AIM OF THE TASK:
Wherever the word "matplotlib" turns up in a line of the entries, copy that line.
____________
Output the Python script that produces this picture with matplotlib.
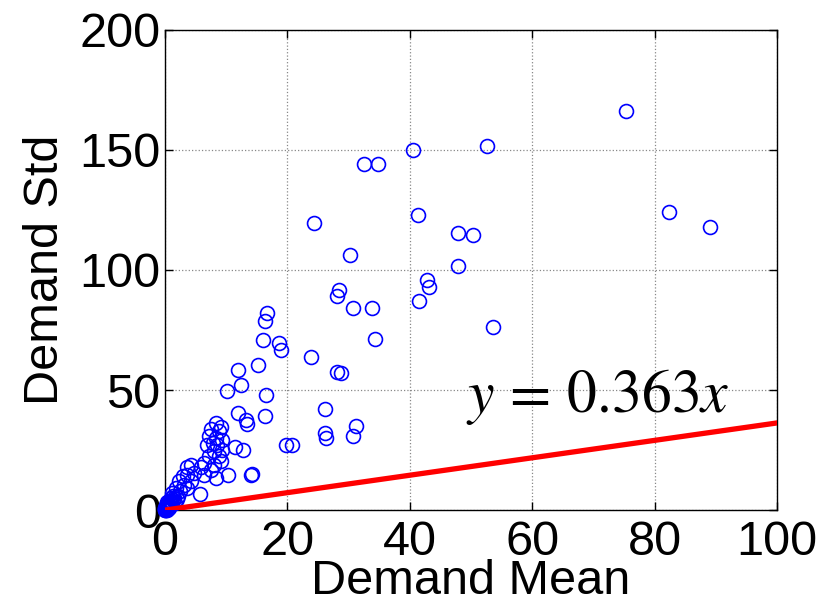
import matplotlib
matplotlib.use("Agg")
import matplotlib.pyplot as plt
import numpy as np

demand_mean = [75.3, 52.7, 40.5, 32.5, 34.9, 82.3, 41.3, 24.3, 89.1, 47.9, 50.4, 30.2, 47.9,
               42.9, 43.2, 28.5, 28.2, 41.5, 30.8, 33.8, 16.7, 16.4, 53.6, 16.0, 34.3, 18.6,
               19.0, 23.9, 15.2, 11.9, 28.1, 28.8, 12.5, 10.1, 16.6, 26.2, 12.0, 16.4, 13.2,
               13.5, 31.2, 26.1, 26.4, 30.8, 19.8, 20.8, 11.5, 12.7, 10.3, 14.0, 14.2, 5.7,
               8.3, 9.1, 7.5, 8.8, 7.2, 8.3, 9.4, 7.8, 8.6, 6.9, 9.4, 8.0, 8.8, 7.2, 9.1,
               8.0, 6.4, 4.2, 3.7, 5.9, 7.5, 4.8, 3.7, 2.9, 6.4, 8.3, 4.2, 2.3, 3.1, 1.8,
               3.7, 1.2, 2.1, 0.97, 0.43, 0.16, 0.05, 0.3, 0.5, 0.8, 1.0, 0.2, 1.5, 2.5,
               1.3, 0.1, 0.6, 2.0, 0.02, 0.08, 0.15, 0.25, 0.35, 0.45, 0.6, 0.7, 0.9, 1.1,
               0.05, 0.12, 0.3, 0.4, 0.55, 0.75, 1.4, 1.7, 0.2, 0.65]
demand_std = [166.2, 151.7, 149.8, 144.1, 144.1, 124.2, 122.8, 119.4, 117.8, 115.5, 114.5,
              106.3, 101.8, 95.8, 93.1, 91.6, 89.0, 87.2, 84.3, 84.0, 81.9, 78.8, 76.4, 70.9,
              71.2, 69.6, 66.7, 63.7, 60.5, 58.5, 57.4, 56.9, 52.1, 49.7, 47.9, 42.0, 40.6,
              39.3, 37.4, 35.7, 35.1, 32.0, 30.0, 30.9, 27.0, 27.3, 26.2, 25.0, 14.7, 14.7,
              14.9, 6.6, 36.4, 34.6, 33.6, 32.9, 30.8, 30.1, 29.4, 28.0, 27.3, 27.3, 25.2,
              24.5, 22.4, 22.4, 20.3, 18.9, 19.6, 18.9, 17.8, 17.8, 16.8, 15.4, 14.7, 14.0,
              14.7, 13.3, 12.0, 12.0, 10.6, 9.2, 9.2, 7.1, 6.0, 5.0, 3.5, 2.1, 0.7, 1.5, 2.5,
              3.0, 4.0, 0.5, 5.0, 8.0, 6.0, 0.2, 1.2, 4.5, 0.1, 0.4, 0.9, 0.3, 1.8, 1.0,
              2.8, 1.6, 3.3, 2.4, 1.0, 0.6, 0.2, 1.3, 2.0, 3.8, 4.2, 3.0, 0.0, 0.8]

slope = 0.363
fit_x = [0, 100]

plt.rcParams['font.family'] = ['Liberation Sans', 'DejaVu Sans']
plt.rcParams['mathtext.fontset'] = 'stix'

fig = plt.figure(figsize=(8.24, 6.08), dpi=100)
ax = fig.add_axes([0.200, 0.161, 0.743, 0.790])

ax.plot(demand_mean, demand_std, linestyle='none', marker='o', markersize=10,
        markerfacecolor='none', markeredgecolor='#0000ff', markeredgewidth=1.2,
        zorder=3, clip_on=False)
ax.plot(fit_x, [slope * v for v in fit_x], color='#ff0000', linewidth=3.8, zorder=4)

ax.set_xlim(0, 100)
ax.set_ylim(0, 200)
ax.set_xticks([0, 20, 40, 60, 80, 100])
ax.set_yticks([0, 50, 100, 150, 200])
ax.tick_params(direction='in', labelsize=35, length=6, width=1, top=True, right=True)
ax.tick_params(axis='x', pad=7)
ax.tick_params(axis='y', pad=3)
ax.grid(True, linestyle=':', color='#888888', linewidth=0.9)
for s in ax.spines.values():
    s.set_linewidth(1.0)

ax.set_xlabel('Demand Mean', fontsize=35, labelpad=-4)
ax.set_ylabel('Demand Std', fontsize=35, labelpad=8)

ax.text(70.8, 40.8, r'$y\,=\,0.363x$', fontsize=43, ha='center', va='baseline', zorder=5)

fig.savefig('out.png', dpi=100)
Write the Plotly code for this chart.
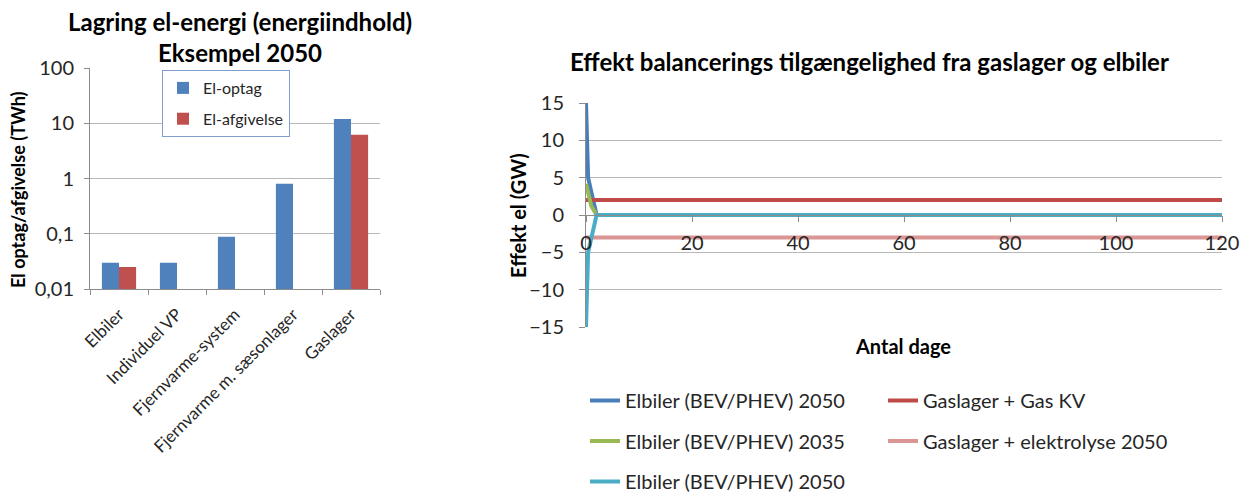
____________
EXERCISE SOLUTION:
Output the Python script that produces this picture with matplotlib.
import matplotlib
matplotlib.use("Agg")
import matplotlib.pyplot as plt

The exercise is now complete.